Does the industry view this as a Sharon gimmick or a wake-up call?

"People are past looking at this as a gimmick. People are looking at it as a fairly creative answer to what's going on with ticket pricing in the industry," said David Goldberg, Ticketmaster executive vice-president in Los Angeles. Ticketmaster has the rights to most of the Ozzfest venues but waived them to see if the concept flies.

"This is an experiment on many levels," Goldberg said. "We essentially said we'll see how this thing goes and revisit it after that."

Ultimately, Goldberg says, the solution is "something in between a full-on ticket price and free that is a great value for the fans and gets the message out that this is a less-expensive alternative."

The concept started with frustration from Sharon Osbourne, who has promoted the show for a dozen years and seen band fees go up while Ozzy's take went down.

"I was talking to Marilyn Manson (management) and I was told, 'Well, he's been offered Family Values, he's been offered to go out with Evanescence, so if you want him you're going to have to bid,' " Osbourne said.

"Then I said to (Live Nation president Mike) Rapino, 'What if we give the tickets away free?' He said, 'We might as well -- nobody's making any money here.' So that's what we did. We found sponsors to come in and underwrite the running part. And we found bands who just want the stage, they just want to perform."
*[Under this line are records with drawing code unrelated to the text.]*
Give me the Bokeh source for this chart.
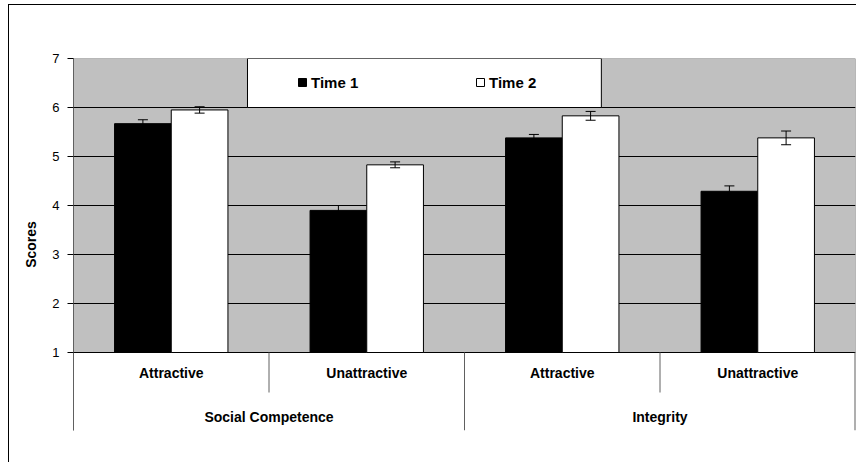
from bokeh.plotting import figure
from bokeh.models import (FactorRange, Range1d, ColumnDataSource, Whisker, TeeHead,
                          BoxAnnotation, FixedTicker, Legend, LegendItem)
from bokeh.transform import dodge
from bokeh.core.properties import value
from bokeh.embed import file_html
from bokeh.resources import INLINE

# ---- data ----
groups = ["Social Competence", "Integrity"]
conditions = ["Attractive", "Unattractive"]
series = ["Time 1", "Time 2"]
time1 = [5.67, 3.90, 5.38, 4.29]
time2 = [5.95, 4.83, 5.83, 5.38]
time1_err = [0.08, 0.10, 0.07, 0.11]
time2_err = [0.065, 0.06, 0.09, 0.14]
y_ticks = [1, 2, 3, 4, 5, 6, 7]
y_label = "Scores"

FONT = "Liberation Sans"
factors = [(g, c) for g in groups for c in conditions]
sub_labels = [c for g in groups for c in conditions]

frame_bg = ("linear-gradient(#000,#000) 8px 4px / 1px calc(100% - 4px) no-repeat, "
            "linear-gradient(#000,#000) 8px 4px / calc(100% - 8px) 1px no-repeat, #fff")

p = figure(width=856, height=462, output_backend="svg", toolbar_location=None,
           x_range=FactorRange(*factors, factor_padding=0, group_padding=0,
                               subgroup_padding=0, range_padding=0),
           y_range=Range1d(1 - 78 / 49, 7), x_axis_location=None,
           min_border_left=73, min_border_right=1, min_border_top=58,
           min_border_bottom=32,
           background_fill_color="white", border_fill_color=None,
           outline_line_color=None,
           styles={"background": frame_bg})

# gray plotting area
area = BoxAnnotation(bottom=y_ticks[0], top=y_ticks[-1], fill_color="#C0C0C0",
                     fill_alpha=1, line_color="#808080", line_alpha=1,
                     line_width=1, level="image")
p.add_layout(area)

for g in p.xgrid:
    g.visible = False
p.ygrid.ticker = FixedTicker(ticks=y_ticks[:-1])
p.ygrid.grid_line_color = "black"
p.ygrid.grid_line_width = 1

ax = p.yaxis[0]
ax.ticker = FixedTicker(ticks=y_ticks)
ax.minor_tick_line_color = None
ax.major_tick_in = 0
ax.major_tick_out = 6
ax.major_tick_line_color = "black"
ax.axis_line_color = "#606060"
ax.major_label_text_font = FONT
ax.major_label_text_font_size = "13px"
ax.major_label_text_color = "black"
ax.major_label_standoff = 8
ax.axis_label = y_label
ax.axis_label_text_font = FONT
ax.axis_label_text_font_style = "bold"
ax.axis_label_text_font_size = "14px"
ax.axis_label_text_color = "black"
ax.axis_label_standoff = 10

src = ColumnDataSource(dict(
    x=factors, t1=time1, t2=time2,
    t1_lo=[v - e for v, e in zip(time1, time1_err)],
    t1_hi=[v + e for v, e in zip(time1, time1_err)],
    t2_lo=[v - e for v, e in zip(time2, time2_err)],
    t2_hi=[v + e for v, e in zip(time2, time2_err)],
))

off = 0.145
bw = 0.29
r1 = p.vbar(x=dodge("x", -off, range=p.x_range), top="t1", bottom=y_ticks[0],
            width=bw, source=src, fill_color="black", line_color="black")
r2 = p.vbar(x=dodge("x", off, range=p.x_range), top="t2", bottom=y_ticks[0],
            width=bw, source=src, fill_color="white", line_color="black",
            line_width=1)

for d, lo, hi in [(-off, "t1_lo", "t1_hi"), (off, "t2_lo", "t2_hi")]:
    w = Whisker(base=dodge("x", d, range=p.x_range), lower=lo, upper=hi,
                source=src, line_color="black", line_width=1, level="annotation",
                upper_head=TeeHead(size=10, line_color="black", line_width=1),
                lower_head=TeeHead(size=10, line_color="black", line_width=1))
    p.add_layout(w)

# category axis labels
lab_src = ColumnDataSource(dict(x=factors, text=sub_labels))
p.text(x="x", y=1 - 20 / 49, text="text", source=lab_src,
       text_font=value(FONT), text_font_style="bold", text_font_size="14px",
       text_align="center", text_baseline="middle", text_color="black")
grp_src = ColumnDataSource(dict(x=groups, text=groups))
p.text(x="x", y=1 - 64 / 49, text="text", source=grp_src,
       text_font=value(FONT), text_font_style="bold", text_font_size="14px",
       text_align="center", text_baseline="middle", text_color="black")

# category separators
inner = ColumnDataSource(dict(x=[(g, conditions[1]) for g in groups]))
p.segment(x0=dodge("x", -0.5, range=p.x_range), x1=dodge("x", -0.5, range=p.x_range),
          y0=y_ticks[0], y1=1 - 40 / 49, source=inner, line_color="#606060",
          line_width=1)
outer_l = ColumnDataSource(dict(x=[(g, conditions[0]) for g in groups]))
p.segment(x0=dodge("x", -0.5, range=p.x_range), x1=dodge("x", -0.5, range=p.x_range),
          y0=y_ticks[0], y1=1 - 78 / 49, source=outer_l, line_color="#606060",
          line_width=1)
outer_r = ColumnDataSource(dict(x=[(groups[-1], conditions[-1])]))
p.segment(x0=dodge("x", 0.5, range=p.x_range), x1=dodge("x", 0.5, range=p.x_range),
          y0=y_ticks[0], y1=1 - 78 / 49, source=outer_r, line_color="#606060",
          line_width=2)

# legend box + legend
lbox = BoxAnnotation(left=0.89, right=2.70, bottom=6, top=7, fill_color="white",
                     fill_alpha=1, line_color="black", line_alpha=1, line_width=1)
p.add_layout(lbox)

legend = Legend(items=[LegendItem(label=series[0], renderers=[r1]),
                       LegendItem(label=series[1], renderers=[r2])],
                orientation="horizontal", location=(224, 338), padding=0, margin=0,
                spacing=34, glyph_width=10, glyph_height=10, label_standoff=4,
                label_width=130, label_height=20, label_text_font=FONT,
                label_text_font_style="bold", label_text_font_size="15px",
                label_text_color="black",
                background_fill_alpha=0, border_line_color=None)
p.add_layout(legend)

open("out.html", "w").write(file_html(p, INLINE))
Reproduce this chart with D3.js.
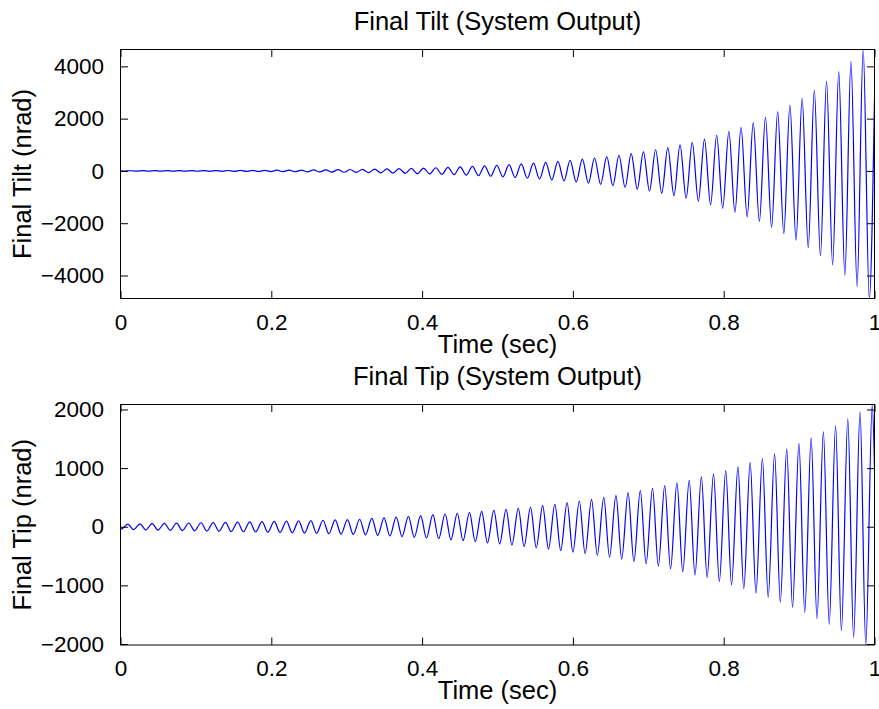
<!DOCTYPE html>
<html><head><meta charset="utf-8">
<script src="https://cdn.jsdelivr.net/npm/d3@7/dist/d3.min.js"></script>
<style>
body{margin:0;background:#fff}
svg{display:block}
text{font-family:"Liberation Sans",Arial,Helvetica,sans-serif;fill:#000}
</style></head>
<body><svg id="chart" width="879" height="709"></svg>
<script>
// ---------- data ----------
const xTickValues = [0, 0.2, 0.4, 0.6, 0.8, 1];
const xTickLabels = ["0", "0.2", "0.4", "0.6", "0.8", "1"];
const tiltTickValues = [-4000, -2000, 0, 2000, 4000];
const tiltTickLabels = ["\u22124000", "\u22122000", "0", "2000", "4000"];
const tipTickValues = [-2000, -1000, 0, 1000, 2000];
const tipTickLabels = ["\u22122000", "\u22121000", "0", "1000", "2000"];

// Final Tilt: start/end samples, then the peaks and troughs of the oscillation
const tiltStart = [0, 0];
const tiltEnd = [1, 2770];
const tiltPeakTime = [0.0131,0.0293,0.0455,0.0617,0.0779,0.0941,0.1103,0.1265,0.1427,0.1589,0.1751,0.1913,0.2075,0.2237,0.2399,0.2561,0.2723,0.2885,0.3047,0.3209,0.3371,0.3533,0.3695,0.3857,0.4019,0.4181,0.4343,0.4505,0.4667,0.4829,0.4991,0.5153,0.5315,0.5477,0.5639,0.5801,0.5963,0.6125,0.6287,0.6449,0.6611,0.6773,0.6935,0.7097,0.7259,0.7421,0.7583,0.7745,0.7907,0.8069,0.8230,0.8392,0.8554,0.8716,0.8878,0.9040,0.9202,0.9364,0.9526,0.9688,0.9850];
const tiltPeakValue = [7,8,9,10,11,12,13,15,17,19,21,24,27,30,34,38,43,48,54,61,68,77,86,97,109,122,137,154,172,193,215,240,267,297,330,366,405,448,495,545,600,662,732,810,895,995,1098,1220,1365,1518,1671,1851,2054,2271,2512,2780,3086,3430,3801,4195,4645];
const tiltTroughTime = [0.0050,0.0212,0.0374,0.0536,0.0698,0.0860,0.1022,0.1184,0.1346,0.1508,0.1670,0.1832,0.1994,0.2156,0.2318,0.2480,0.2642,0.2804,0.2966,0.3128,0.3290,0.3452,0.3614,0.3776,0.3938,0.4100,0.4262,0.4424,0.4586,0.4748,0.4910,0.5072,0.5234,0.5396,0.5558,0.5720,0.5882,0.6044,0.6206,0.6368,0.6530,0.6692,0.6854,0.7016,0.7178,0.7340,0.7502,0.7664,0.7826,0.7987,0.8149,0.8311,0.8473,0.8635,0.8797,0.8959,0.9121,0.9283,0.9445,0.9607,0.9769,0.9931];
const tiltTroughValue = [-6,-7,-8,-9,-10,-11,-13,-14,-16,-18,-20,-22,-25,-28,-32,-36,-40,-45,-51,-57,-64,-72,-82,-92,-103,-115,-129,-145,-163,-182,-204,-227,-252,-280,-310,-343,-380,-420,-465,-512,-565,-627,-694,-768,-852,-945,-1045,-1160,-1290,-1430,-1580,-1759,-1935,-2164,-2394,-2650,-2929,-3250,-3595,-3989,-4421,-4880];

// Final Tip
const tipStart = [0, 0];
const tipEnd = [1, 1000];
const tipPeakTime = [0.0097,0.0259,0.0420,0.0582,0.0744,0.0906,0.1068,0.1230,0.1392,0.1553,0.1715,0.1877,0.2039,0.2201,0.2363,0.2525,0.2686,0.2848,0.3010,0.3172,0.3334,0.3496,0.3657,0.3819,0.3981,0.4143,0.4305,0.4467,0.4628,0.4790,0.4952,0.5114,0.5276,0.5438,0.5599,0.5761,0.5923,0.6085,0.6247,0.6409,0.6571,0.6732,0.6894,0.7056,0.7218,0.7380,0.7542,0.7704,0.7865,0.8027,0.8189,0.8351,0.8513,0.8675,0.8836,0.8998,0.9160,0.9322,0.9484,0.9646,0.9808,0.9970];
const tipPeakValue = [46,50,54,58,61,64,68,71,75,79,83,87,91,96,101,106,111,116,122,128,142,152,165,177,188,205,217,228,245,262,279,296,313,336,359,382,410,439,467,501,535,576,615,655,701,747,792,850,901,957,1026,1099,1168,1248,1328,1419,1516,1618,1721,1841,1960,2085];
const tipTroughTime = [0.0012,0.0174,0.0335,0.0497,0.0659,0.0821,0.0983,0.1145,0.1307,0.1468,0.1630,0.1792,0.1954,0.2116,0.2278,0.2440,0.2601,0.2763,0.2925,0.3087,0.3249,0.3411,0.3572,0.3734,0.3896,0.4058,0.4220,0.4382,0.4543,0.4705,0.4867,0.5029,0.5191,0.5353,0.5514,0.5676,0.5838,0.6000,0.6162,0.6324,0.6486,0.6647,0.6809,0.6971,0.7133,0.7295,0.7457,0.7619,0.7780,0.7942,0.8104,0.8266,0.8428,0.8590,0.8751,0.8913,0.9075,0.9237,0.9399,0.9561,0.9723,0.9885];
const tipTroughValue = [-40,-49,-53,-57,-61,-65,-69,-73,-77,-81,-85,-89,-93,-98,-103,-108,-113,-119,-125,-131,-137,-148,-158,-168,-180,-192,-205,-222,-238,-255,-274,-291,-313,-336,-359,-382,-405,-432,-458,-485,-518,-552,-593,-632,-672,-718,-769,-821,-867,-935,-991,-1055,-1134,-1202,-1288,-1373,-1459,-1567,-1664,-1772,-1886,-2017];

// ---------- build series ----------
function buildSeries(start, end, pt, pv, tt, tv) {
  const pts = [start, end];
  pt.forEach((t, i) => pts.push([t, pv[i]]));
  tt.forEach((t, i) => pts.push([t, tv[i]]));
  return pts.sort((a, b) => a[0] - b[0]);
}
const tiltSeries = buildSeries(tiltStart, tiltEnd, tiltPeakTime, tiltPeakValue, tiltTroughTime, tiltTroughValue);
const tipSeries = buildSeries(tipStart, tipEnd, tipPeakTime, tipPeakValue, tipTroughTime, tipTroughValue);

// ---------- drawing ----------
const svg = d3.select("#chart");
const FS = 22.5;   // tick labels
const LFS = 25.5;  // titles and axis labels
const left = 120.5, right = 874.5;

function panel(cfg) {
  const {top, bottom, series, yTicks, yLabels, title, ylabel, id} = cfg;
  const x = d3.scaleLinear().domain([0, 1]).range([left, right]);
  const y = d3.scaleLinear().domain(d3.extent(series, d => d[1])).range([bottom, top]);
  const g = svg.append("g");
  const tl = 7.5;

  g.append("clipPath").attr("id", id).append("rect")
    .attr("x", left).attr("y", top).attr("width", right - left).attr("height", bottom - top);

  // data line
  g.append("path").datum(series)
    .attr("clip-path", `url(#${id})`)
    .attr("fill", "none").attr("stroke", "#0000ff").attr("stroke-width", 1.2)
    .attr("d", d3.line().x(d => x(d[0])).y(d => y(d[1])).curve(d3.curveMonotoneX));

  // axes via d3 axis generators (inward ticks)
  const xb = d3.axisBottom(x).tickValues(xTickValues).tickSize(-tl).tickFormat((d, i) => xTickLabels[i]).tickPadding(tl + 8);
  const xt = d3.axisTop(x).tickValues(xTickValues).tickSize(-tl).tickFormat("");
  const yl = d3.axisLeft(y).tickValues(yTicks).tickSize(-tl).tickFormat((d, i) => yLabels[i]).tickPadding(tl + 9);
  const yr = d3.axisRight(y).tickValues(yTicks).tickSize(-tl).tickFormat("");

  const gxb = g.append("g").attr("transform", `translate(0,${bottom})`).call(xb);
  const gxt = g.append("g").attr("transform", `translate(0,${top})`).call(xt);
  const gyl = g.append("g").attr("transform", `translate(${left},0)`).call(yl);
  const gyr = g.append("g").attr("transform", `translate(${right},0)`).call(yr);
  [gxb, gxt, gyl, gyr].forEach(a => {
    a.select(".domain").remove();
    a.selectAll(".tick line").attr("stroke", "#000").attr("stroke-width", 1);
    a.selectAll("text").style("font-size", FS + "px").attr("fill", "#000")
      .style("font-family", '"Liberation Sans",Arial,sans-serif');
  });

  // frame
  g.append("rect").attr("x", left).attr("y", top).attr("width", right - left).attr("height", bottom - top)
    .attr("fill", "none").attr("stroke", "#000").attr("stroke-width", 1);

  // titles / labels
  g.append("text").attr("x", (left + right) / 2).attr("y", top - 20)
    .attr("text-anchor", "middle").style("font-size", LFS + "px").text(title);
  g.append("text").attr("x", (left + right) / 2).attr("y", bottom + 54)
    .attr("text-anchor", "middle").style("font-size", LFS + "px").text("Time (sec)");
  g.append("text").attr("transform", `translate(31,${(top + bottom) / 2}) rotate(-90)`)
    .attr("text-anchor", "middle").style("font-size", LFS + "px").text(ylabel);
}

panel({id: "clipTilt", top: 49.5, bottom: 298.5, series: tiltSeries, yTicks: tiltTickValues, yLabels: tiltTickLabels,
  title: "Final Tilt (System Output)", ylabel: "Final Tilt (nrad)"});
panel({id: "clipTip", top: 404.5, bottom: 645, series: tipSeries, yTicks: tipTickValues, yLabels: tipTickLabels,
  title: "Final Tip (System Output)", ylabel: "Final Tip (nrad)"});
</script>
</body></html>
While it may not overhaul the concert business, it's kicking up some dust. Fergie has teamed with Verizon Wireless for a series of concerts where fans get tickets sent to their picture phones for free or little cost. (Go to for details.)

"I'm seeing (others do free shows), especially in Europe. And I'm happy. If you can do it and you can use sponsors, why not? We all make an awful lot of money," Osbourne said.

"It's a long leap to (say) this is the direction (the entire industry) goes," said Ticketmaster's Goldberg. "I applaud everyone involved in this and their effort to try to shake things up in the live music business. Trying new things and experimenting is always valuable.

"My question is: Does it need to be free and does it devalue to some degree the product and entertainment being provided to the fan?"

What made this experiment float?

"It was absolutely the bands," Osbourne said. "Bands we have great relationships with, bands that believe in what we're doing. They had the same sensibility as us and said, 'Consider us in.' I cannot give them enough credit for holding firm."

Lamb of God immediately jumped on board, as did Hatebreed. Both figured they could make money on selling merchandise and picking up the odd solo date in between Ozzfests.

There are some intangible benefits, including the fact that Ozzfest is now receiving more attention than it has for years.

What does success look like to Sharon Osbourne?

"At the end of the tour, if we've done it successfully, the right people will have gotten in, there'll be no trouble, everybody does well, the buildings are happy with their parking and their beer and pizza sales, and everybody goes home happy and the kids like the music. Then we can do it again."